Conventions
The national conventions of the two parties could hardly have been more dissimilar. The Republicans convened amid the orderly opulence of Miami Beach, Florida, where the only hot question was whether Rockefeller, California Gov. Ronald Reagan, and assorted favorite sons could stop Nixon. The answer was no, partly because one of the favorite sons, Maryland Gov. Spiro Agnew, released his delegation and declared for Nixon as the convention opened.
Just after the Soviet Union moved its Warsaw Pact troops into Czechoslovakia, the Democrats met—mired in disorder inside and outside the hall, amid disabling telephone, taxi, and bus strikes in a tension-filled Chicago. The city resembled one under siege, and the main question seemed to be whether the convention could go on at all.
Security had been no problem for the Republican convention, with the only disorder occurring miles away on the Florida mainland. But the Democrats were beset by organized plans to disrupt the convention proceedings within the hall and throughout the city. The Coalition for an Open Convention had brought about 1,200 dissenting Democrats to Chicago two months in advance in order to plan challenges to delegate credentials and also a platform repudiating the Democratic administration.
Throughout 1968, various peace groups—notably an amalgam of new leftists, the National Mobilization Committee to End the War in Vietnam (“the Mobe” to its adherents), and the more whimsical Youth International Party, or “Yippies”—planned massive demonstrations. Before the Democratic convention opened, the demonstration leaders trained “parade marshals” in how to harass and penetrate police lines, in preparation for leading the expected scores of thousands of youthful demonstrators into confrontation with the police. They succeeded completely.

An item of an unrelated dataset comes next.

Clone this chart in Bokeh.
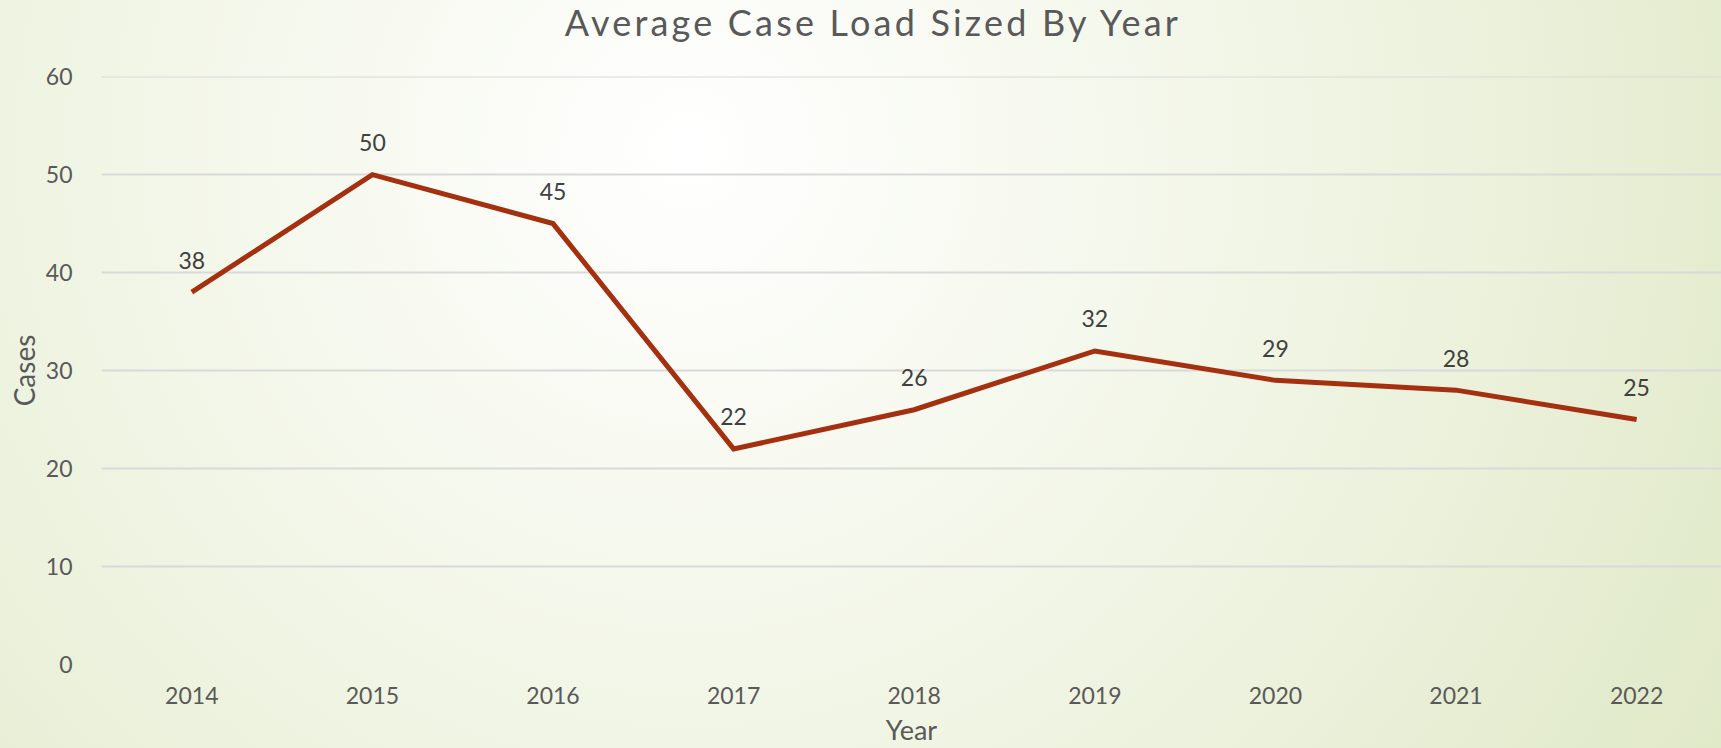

The threat of huge crowds of dissenters had put Chicago’s nearly 12,000-man police force on 12-hour duty and brought some 13,000 National Guard and federal troops to the city. The harassment tactics—e.g., throwing rocks and bottles and using obscene language—precipitated recurring battles between demonstrators and police; many of the demonstrators were clubbed by the police as mayhem erupted. The most notorious scene took place on Wednesday night, August 28, when the organizers assembled their followers near the television cameras outside the convention headquarters hotel, the Conrad Hilton. Most of the 18-minute donnybrook touched off by brickbats, bottles, and bags hurled at police by agitators was caught on film, and the footage was shown on television throughout the country for the rest of the week.
In peaceful Miami Beach, the Republicans lacked even the excitement of fights over delegate credentials. Two African American-led protests over white Southern delegations were filed too late for action. But in Chicago the Democrats faced challenges involving a record 17 state delegations. In response they threw out the entire Mississippi regular delegation in favor of an integrated challenge slate, seated an integrated Georgia challenge delegation alongside Gov. Lester Maddox’s regulars and split the vote between them, and made Alabama delegates sign a “negative loyalty oath” that they would not support the nominee of another party.
The Republicans made one mildly worded and uncontroversial rule change, prohibiting discrimination in selecting future delegates. (There were 26 African Americans among the 1,333 Republican delegates; by contrast, 212 of the 3,099 Democratic delegates were Black.) The Democrats, after rancorous debate, outlawed the unit rule (that an entire delegation must vote the will of its majority) at the 1968 convention and prohibited it at every level down to the precinct in selecting delegates for 1972. In addition, the Democrats required delegates to the 1972 convention to be chosen in that calendar year rather than long in advance.
In Miami Beach any controversy over the platform was smoothed out in committee; a hard-line plank on Vietnam was watered down. But in Chicago the long-brewing fight over the Vietnam War policy went to the convention floor in a historic two-hour debate that was finally resolved for the majority (relatively hard-line) plank in a roll-call vote.
The only significant surprise at the Republican convention was Nixon’s choice of Agnew, who was relatively inexperienced and ambiguous on civil rights, as his running mate. The move angered many liberals, who tried to draft an alternative. The Democratic vice presidential nominee, Edmund Muskie, was a respected and seasoned U.S. senator, twice governor of Maine, while Agnew had been a governor for only a year and a half and had had limited local government experience before that.
Humphrey’s nomination as the Democratic candidate for president was no surprise, though the news media had made much of a last-minute draft attempt for Sen. Ted Kennedy; after a couple of days, the Massachusetts senator asked that his name not be placed in nomination. In spite of entering no primaries, Humphrey had gained the necessary delegate votes weeks earlier. After the increasing bitterness of the preconvention campaign between McCarthy and Humphrey, it was not surprising that McCarthy told supporters he could not endorse the nominee. A relative surprise, perhaps, was the dignity, grace, and sportsmanship of South Dakota Sen. George McGovern, who had become a candidate on the eve of the convention to rally Robert Kennedy’s supporters but said he would support the party’s nominee. He quickly came to Humphrey’s side after his acceptance speech.